S’il existe en l’espèce une vie familiale entre les demandeurs et leur fille, il ne se dégage pas des éléments soumis au tribunal que l’ingérence dans la vie familiale opérée à travers la décision déférée n’est pas justifiée à suffisance de droit au regard de l’ensemble des intérêts en cause.

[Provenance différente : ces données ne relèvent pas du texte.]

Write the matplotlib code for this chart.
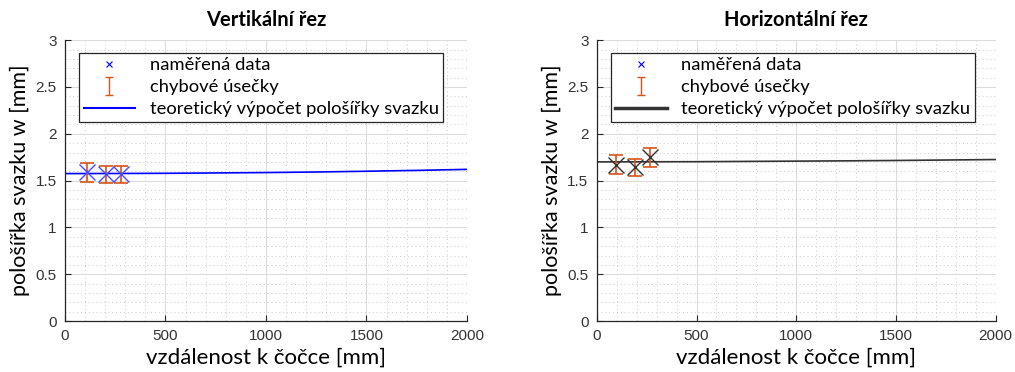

En effet, dans le cadre du contrôle de proportionnalité à effectuer dans ce contexte, il importe de relever que l’article 8 CEDH ne confère pas directement aux étrangers un droit de séjour dans un pays précis. S’il est en effet certes constant qu’une personne en situation irrégulière demeurant sur le territoire luxembourgeois peut alléguer qu’un refus d’autorisation de séjour constitue une ingérence dans sa vie privée et familiale, il importe néanmoins de relever que le caractère précaire de sa présence sur le territoire n’est pas sans pertinence dans l’analyse de la conformité de la mesure restrictive avec notamment la condition de proportionnalité inscrite au second paragraphe de l’article 8.
En l’espèce, compte tenu du fait que les demandeurs sont venus au pays au courant de l’année 2001 dont seulement une courte période était couverte par une autorisation de séjour valable, à savoir la période du 28 novembre 2001 au 28 novembre 2002, ainsi que du fait que ces derniers se trouvaient dès lors en situation irrégulière au pays à partir de fin 2002, le moyen basé sur une ingérence injustifiée dans l’exercice de la vie familiale des demandeurs laisse d’être fondé.
Au vu de ce qui précède, le recours n’est fondé en aucun de ses moyens.
Par ces motifs, le tribunal administratif, première chambre, statuant contradictoirement ;
reçoit le recours en annulation en la forme ;
au fond, le déclare non justifié, partant en déboute ;
condamne les demandeurs aux frais.
Ainsi jugé et prononcé à l’audience publique du 12 décembre 2007 :
Mme Lenert, vice-président, Mme Thomé, juge, M. Sünnen, juge, en présence de M. Schmit, greffier en chef.